→ Exercise prompt
Each line of the material below that holds the word "chart" needs to be copied.

→ Data section

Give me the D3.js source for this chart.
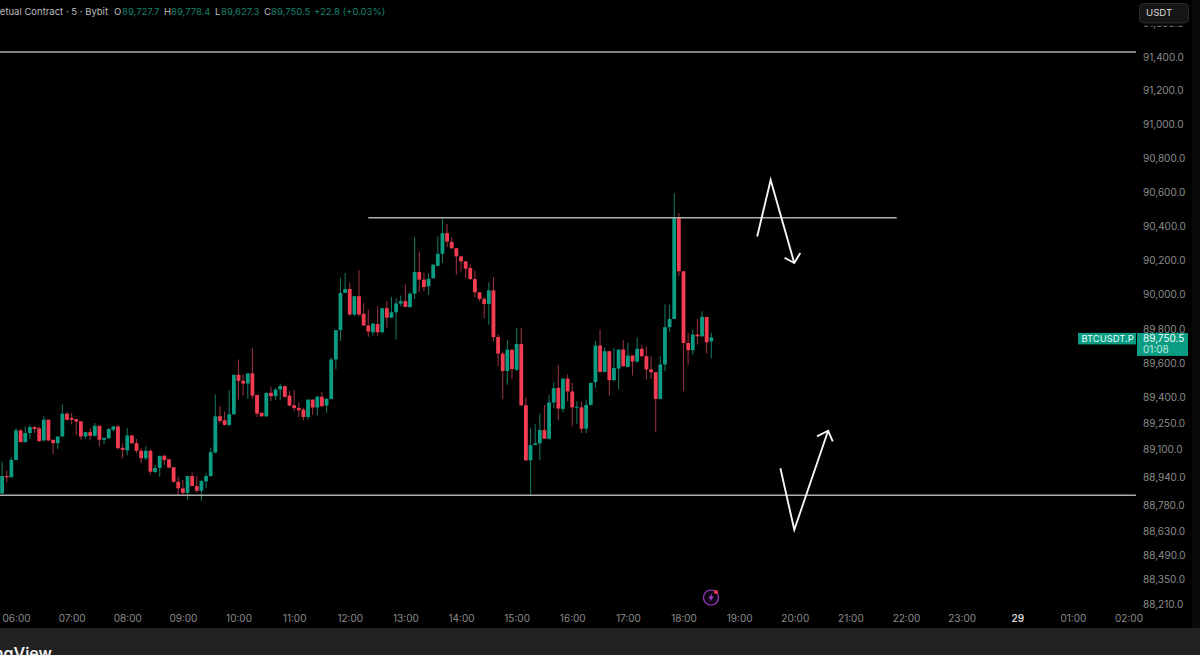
<!DOCTYPE html>
<html>
<head>
<meta charset="utf-8">
<script src="https://cdn.jsdelivr.net/npm/d3@7"></script>
<style>
    html, body { margin: 0; padding: 0; background: #000; overflow: hidden; }
    text { font-family: Inter, "Liberation Sans", sans-serif; }
</style>
</head>
<body>
<div id="chart"></div>
<script>
// 5 minute bars, first bar is 05:45, last bar is 18:30
const opens = [
    88845,88946,88939,89039,89210,89142,89195,89229,89222,89152,
    89272,89156,89136,89175,89307,89282,89276,89263,89175,89200,
    89179,89237,89156,89165,89214,89233,89109,89094,89181,89136,
    89092,89049,89092,88970,88993,89063,89043,88997,88913,88875,
    88849,88946,88888,88861,88915,88946,89082,89292,89269,89242,
    89304,89533,89498,89482,89541,89416,89312,89292,89428,89409,
    89447,89467,89412,89356,89341,89331,89288,89389,89343,89405,
    89354,89393,89622,89793,90010,90033,89884,89991,89888,89820,
    89781,89828,89781,89921,89866,89897,89948,89962,89928,90006,
    90132,90088,90049,90097,90169,90239,90360,90309,90272,90224,
    90195,90156,90091,90014,89975,89946,90025,89753,89656,89555,
    89679,89562,89712,89356,89037,89125,89135,89212,89162,89372,
    89457,89335,89511,89436,89342,89344,89220,89358,89490,89703,
    89550,89670,89502,89569,89680,89579,89645,89610,89684,89641,
    89564,89548,89393,89593,89810,89858,90453,90137,89718,89676,
    89767,89757,89870,89727.7
]
const closes = [
    88946,88939,89039,89210,89142,89195,89229,89218,89148,89272,
    89152,89136,89175,89307,89272,89272,89261,89175,89200,89179,
    89237,89156,89167,89218,89233,89107,89098,89181,89136,89092,
    89049,89092,88971,88993,89063,89039,88995,88913,88875,88849,
    88946,88888,88861,88917,88946,89084,89292,89265,89242,89304,
    89533,89498,89482,89541,89412,89308,89292,89428,89409,89447,
    89467,89405,89354,89339,89327,89288,89389,89343,89405,89350,
    89393,89622,89793,90010,90033,89884,89991,89884,89820,89785,
    89832,89781,89921,89866,89897,89948,89962,89928,90006,90133,
    90088,90045,90093,90175,90239,90360,90311,90272,90224,90195,
    90152,90091,90014,89975,89946,90025,89753,89656,89555,89679,
    89566,89712,89356,89037,89125,89135,89212,89162,89372,89455,
    89337,89511,89436,89344,89348,89220,89358,89486,89703,89550,
    89670,89502,89573,89680,89583,89645,89610,89684,89641,89564,
    89548,89393,89593,89810,89858,90453,90137,89718,89676,89767,
    89757,89870,89722,89750.5
]
const highs = [
    89030,88977,89055,89224,89218,89233,89243,89237,89233,89292,
    89272,89156,89175,89360,89315,89311,89276,89263,89200,89224,
    89253,89237,89167,89224,89237,89243,89136,89222,89181,89160,
    89107,89117,89101,89010,89063,89069,89043,88997,88942,88923,
    88946,88966,88946,88923,88962,89111,89418,89350,89319,89444,
    89533,89622,89533,89541,89690,89416,89312,89428,89463,89457,
    89482,89471,89438,89444,89374,89341,89389,89389,89412,89432,
    89397,89632,89793,90098,90127,90072,89991,90143,89952,89913,
    89832,89932,89921,89962,89987,89979,89995,90059,90014,90336,
    90253,90128,90126,90181,90340,90447,90414,90336,90272,90224,
    90195,90175,90142,90014,89986,90072,90103,89767,89669,89737,
    89679,89806,89806,89403,89222,89247,89306,89358,89417,89488,
    89589,89511,89535,89486,89379,89379,89389,89486,89729,89796,
    89690,89670,89690,89680,89734,89719,89645,89748,89703,89696,
    89641,89548,89641,89942,89942,90595,90478,90137,89777,89796,
    89858,89903,89870,89778.4
]
const lows = [
    88845,88907,88939,89039,89142,89142,89160,89195,89144,89148,
    89148,89074,89101,89171,89268,89245,89185,89156,89160,89152,
    89175,89117,89132,89160,89204,89101,89049,89067,89132,89078,
    89020,89039,88956,88962,88942,89010,88991,88907,88838,88836,
    88810,88888,88849,88803,88875,88942,89078,89253,89238,89234,
    89300,89389,89412,89393,89393,89288,89288,89288,89380,89385,
    89385,89399,89350,89321,89288,89269,89273,89300,89296,89347,
    89312,89389,89564,89729,90010,89874,89874,89874,89820,89754,
    89762,89762,89773,89808,89863,89738,89932,89928,89923,89975,
    90014,90020,90000,90093,90165,90185,90278,90266,90117,90136,
    90097,90088,89986,89961,89864,89825,89728,89582,89391,89475,
    89508,89553,89352,89033,88833,89125,89037,89162,89158,89339,
    89269,89315,89379,89234,89249,89195,89195,89354,89457,89544,
    89548,89412,89496,89447,89579,89575,89529,89602,89637,89505,
    89509,89199,89389,89554,89783,89858,90108,89437,89592,89650,
    89709,89753,89656,89627.3
]

const priceTicks = [91600,91400,91200,91000,90800,90600,90400,90200,90000,89800,89600,89400,89250,89100,88940,88780,88630,88490,88350,88210]
const hourLabels = ['06:00','07:00','08:00','09:00','10:00','11:00','12:00','13:00','14:00','15:00','16:00','17:00','18:00','19:00','20:00','21:00','22:00','23:00','29','01:00','02:00']
const hourBars = hourLabels.map((d, i) => 3 + i * 12)

// hand drawn levels: [from bar, to bar, price]
const levels = [
    [-5, 244.6, 91430],
    [79, 193, 90451],
    [-5, 244.6, 88835]
]
// hand drawn arrows: bar, price
const arrowDownBars = [162.9, 165.8, 170.9]
const arrowDownPrices = [90341, 90673, 90185]
const arrowDownHeadBars = [168.8, 170.9, 172.2]
const arrowDownHeadPrices = [90216, 90185, 90244]
const arrowUpBars = [167.9, 170.9, 178.2]
const arrowUpPrices = [88991, 88636, 89208]
const arrowUpHeadBars = [175.8, 178.2, 179.2]
const arrowUpHeadPrices = [89175, 89208, 89146]

const headerParts = [
    ['BTCUSDT Perpetual Contract · 5 · Bybit', 'title'],
    ['O', 'key'], ['89,727.7', 'val'],
    ['H', 'key'], ['89,778.4', 'val'],
    ['L', 'key'], ['89,627.3', 'val'],
    ['C', 'key'], ['89,750.5', 'val'],
    ['+22.8 (+0.03%)', 'val']
]
const headerStarts = [108, 114, 122, 164, 171, 215, 221, 264, 271, 314]

function draw() {
    const dimensions = { width: 1200, height: 655, bottomBand: 628 }
    const green = '#0b9c83', red = '#f23c52'
    const greenWick = '#14705f', redWick = '#90303e'
    const axisColor = '#8c8c8c'

    const svg = d3.select('#chart')
        .append('svg')
        .attr('width', dimensions.width)
        .attr('height', dimensions.height)
        .style('display', 'block')
        .style('background', '#000')

    const x = d3.scaleLinear().domain([3, 147]).range([16, 683.5])
    const y = d3.scaleLog().domain([88210, 91400]).range([604, 57])

    const bars = opens.map((o, i) => ({ i, o, c: closes[i], h: highs[i], l: lows[i] }))

    // right edge strip
    svg.append('rect').attr('x', 1192).attr('y', 0).attr('width', 8).attr('height', dimensions.height).attr('fill', '#0a0a0a')

    // wicks first, bodies over them
    svg.append('g').selectAll('line').data(bars).join('line')
        .attr('x1', d => x(d.i)).attr('x2', d => x(d.i))
        .attr('y1', d => y(d.h)).attr('y2', d => y(d.l))
        .attr('stroke', d => d.c >= d.o ? greenWick : redWick)
        .attr('stroke-width', 1.1)

    svg.append('g').selectAll('rect').data(bars).join('rect')
        .attr('x', d => x(d.i) - 1.9)
        .attr('width', 3.8)
        .attr('y', d => y(Math.max(d.o, d.c)))
        .attr('height', d => Math.max(1, Math.abs(y(d.o) - y(d.c))))
        .attr('fill', d => d.c >= d.o ? green : red)

    // levels
    svg.append('g').selectAll('line').data(levels).join('line')
        .attr('x1', d => Math.max(0, x(d[0]))).attr('x2', d => x(d[1]))
        .attr('y1', d => y(d[2])).attr('y2', d => y(d[2]))
        .attr('stroke', '#aeaeae')
        .attr('stroke-width', 1.4)

    // arrows
    const arrowLine = d3.line().x(d => x(d[0])).y(d => y(d[1]))
    const arrowPaths = [
        d3.zip(arrowDownBars, arrowDownPrices),
        d3.zip(arrowDownHeadBars, arrowDownHeadPrices),
        d3.zip(arrowUpBars, arrowUpPrices),
        d3.zip(arrowUpHeadBars, arrowUpHeadPrices)
    ]
    svg.append('g').selectAll('path').data(arrowPaths).join('path')
        .attr('d', arrowLine)
        .attr('fill', 'none')
        .attr('stroke', '#f4f4f4')
        .attr('stroke-width', 1.9)

    // price axis
    const yAxis = svg.append('g')
        .attr('transform', 'translate(1143, 0)')
        .call(d3.axisRight(y).tickValues(priceTicks).tickSize(0).tickPadding(0)
            .tickFormat(d3.format(',.1f')))
    yAxis.select('.domain').remove()
    yAxis.selectAll('text').attr('fill', axisColor).style('font-size', '10px').style('font-family', 'Inter')

    // bottom band and time axis
    svg.append('rect').attr('x', 0).attr('y', dimensions.bottomBand)
        .attr('width', dimensions.width).attr('height', dimensions.height - dimensions.bottomBand)
        .attr('fill', '#212121')
    const xAxis = svg.append('g')
        .attr('transform', 'translate(0, 615)')
        .call(d3.axisBottom(x).tickValues(hourBars).tickSize(0).tickPadding(0)
            .tickFormat((d, i) => hourLabels[i]))
    xAxis.select('.domain').remove()
    xAxis.selectAll('text')
        .attr('fill', (d, i) => hourLabels[i] === '29' ? '#d8d8d8' : axisColor)
        .style('font-size', '10px').style('font-family', 'Inter')
        .style('font-weight', (d, i) => hourLabels[i] === '29' ? 600 : 400)

    svg.append('text').attr('x', 52).attr('y', 659).attr('text-anchor', 'end')
        .attr('fill', '#f0f0f0').style('font-size', '16px').style('font-weight', 600)
        .text('TradingView')

    // header row
    svg.append('g').selectAll('text').data(headerParts).join('text')
        .attr('x', (d, i) => headerStarts[i])
        .attr('y', 15)
        .attr('text-anchor', d => d[1] === 'title' ? 'end' : 'start')
        .attr('fill', d => d[1] === 'val' ? '#15826d' : '#bdbdbd')
        .style('font-size', '9.5px')
        .text(d => d[0])

    // USDT button sits over the 91,600 label
    svg.append('rect').attr('x', 1136).attr('y', 0).attr('width', 56).attr('height', 25.5).attr('fill', '#000')
    svg.append('rect').attr('x', 1139.5).attr('y', 3.5).attr('width', 49).attr('height', 19.5).attr('rx', 4)
        .attr('fill', '#161616').attr('stroke', '#2b2b2b')
    svg.append('text').attr('x', 1146).attr('y', 16).attr('fill', '#dcdcdc')
        .style('font-size', '9.6px').text('USDT')

    // last price tag
    const lastClose = closes[closes.length - 1]
    const tagY = y(lastClose) - 4.5
    const tagColor = '#0b9c83'
    const tag = svg.append('g')
    tag.append('rect').attr('x', 1078).attr('y', tagY).attr('width', 58).attr('height', 11.5).attr('fill', tagColor)
    tag.append('rect').attr('x', 1137).attr('y', tagY).attr('width', 51).attr('height', 23).attr('fill', tagColor)
    tag.append('text').attr('x', 1081.5).attr('y', tagY + 9.4).attr('fill', '#eafff9')
        .style('font-size', '9.4px').text('BTCUSDT.P')
    tag.append('text').attr('x', 1143).attr('y', tagY + 9.4).attr('fill', '#f2fffb')
        .style('font-size', '10px').text(d3.format(',.1f')(lastClose))
    tag.append('text').attr('x', 1143).attr('y', tagY + 20.4).attr('fill', '#bfe9de')
        .style('font-size', '10px').text('01:08')

    // alert icon
    const icon = svg.append('g').attr('transform', 'translate(711, 597.5)')
    icon.append('circle').attr('r', 7.5).attr('fill', '#0c0410').attr('stroke', '#a23ccc').attr('stroke-width', 1.2)
    icon.append('path').attr('d', 'M1.5,-4.5 L-3,1 L-0.4,1 L-1.5,4.5 L3,-1 L0.4,-1 Z').attr('fill', '#a23ccc')
    icon.append('circle').attr('cx', 5).attr('cy', -5.5).attr('r', 2).attr('fill', '#f0364a')
}

draw()
</script>
</body>
</html>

→ Result below
Give me the D3.js source for this chart.
<div id="chart"></div>
    const svg = d3.select('#chart')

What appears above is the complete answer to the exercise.